I thought all the 58xx and 57xx series card come with voltage control through things like MSI Afterburner and such.


----------



## Steevo (Feb 9, 2010)

I would love to see one bare for watercoolers, but you know some idiot would buy it, cook it and demand warranty. Or put on a 1990's Pentium heatsink with screws.


----------



## Polarman (Feb 9, 2010)

Power comsumption and fan noise is what i always check in video cards.


----------



## eidairaman1 (Feb 10, 2010)

About time powercolor had something nice released


----------



## lism (Feb 10, 2010)

> # Slightly higher power consumption than reference design



I think this is because a certain voltage is set on the GPU.
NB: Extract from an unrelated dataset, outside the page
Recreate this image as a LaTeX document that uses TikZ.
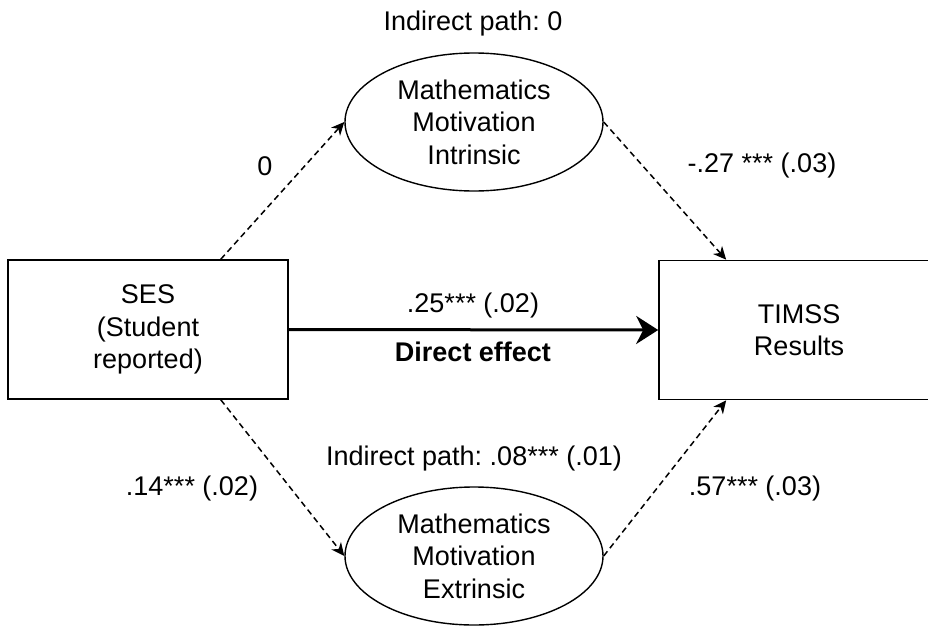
\documentclass[tikz,border=0pt]{standalone}
\usepackage{fontspec}
\setmainfont{Liberation Sans}
\usetikzlibrary{shapes.geometric, arrows.meta}
\frenchspacing
\begin{document}
\begin{tikzpicture}[x=1pt, y=-1pt, every node/.style={font=\fontsize{27}{32.5}\selectfont}]
    % Styles
    \tikzstyle{observed} = [rectangle, minimum width=280pt, minimum height=139pt, align=center, draw=black, line width=1.6pt]
    \tikzstyle{latent} = [ellipse, minimum width=258pt, minimum height=138pt, inner sep=0pt, align=center, draw=black, line width=1.4pt]
    \tikzstyle{arrow} = [line width=1.5pt, dash pattern=on 6pt off 4pt, -{Stealth[length=13pt, width=12pt, inset=4pt]}]
    \tikzstyle{direct} = [line width=3pt, -{Stealth[length=22pt, width=28pt, inset=7pt]}]
    \tikzstyle{caption} = [align=center]

    \useasboundingbox (0,0) rectangle (928,626);

    % Nodes
    \node (ses)   [observed] at (148,329.5) {SES\\(Student\\reported)};
    \node (timss) [observed] at (799,330) {TIMSS\\Results};
    \node (intr)  [latent] at (474,122) {Mathematics\\Motivation\\Intrinsic};
    \node (extr)  [latent] at (474,556) {Mathematics\\Motivation\\Extrinsic};

    % Arrows
    \draw [arrow] ([xshift=-68pt]ses.north east) -- (intr.west);
    \draw [arrow] ([xshift=-68pt]ses.south east) -- (extr.west);
    \draw [arrow] (intr.east) -- ([xshift=68pt]timss.north west);
    \draw [arrow] (extr.east) -- ([xshift=68pt]timss.south west);
    \draw [direct] (ses.east) -- (timss.west);

    % Captions
    \node (indtop) [caption] at (473,24) {Indirect path: 0};
    \node (indbot) [caption] at (474,459) {Indirect path: .08*** (.01)};
    \node (aint)   [caption] at (265,166) {0};
    \node (bint)   [caption] at (762,166) {-.27 *** (.03)};
    \node (aext)   [caption] at (192,489) {.14*** (.02)};
    \node (bext)   [caption] at (755,489) {.57*** (.03)};
    \node (coef)   [caption] at (473,306) {.25*** (.02)};
    \node (deff)   [caption] at (473,352) {\textbf{Direct effect}};
\end{tikzpicture}
\end{document}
Alot of people are trying to reach the magical 1GHz, and thereby the voltage would be set to archieve 1GHz. I might be totally wrong, but if anyone wants to measure the default vGPU voltage? 

Rather other cards consume lower but overclock alot lesser then some cards. The VCore for these cards might be lower then cards that actually archieve 1GHz 'stock'.


----------



## Cheeseball (Feb 10, 2010)

> The GPU voltage is managed by a UP6213 voltage controller, which *does no*t support I2C software voltage control.



God damn it Powercolor. This is the only thing that disappoints me about their custom-PCB cards.


----------



## mp3boy (May 15, 2010)

no review for the PCS++ version?


----------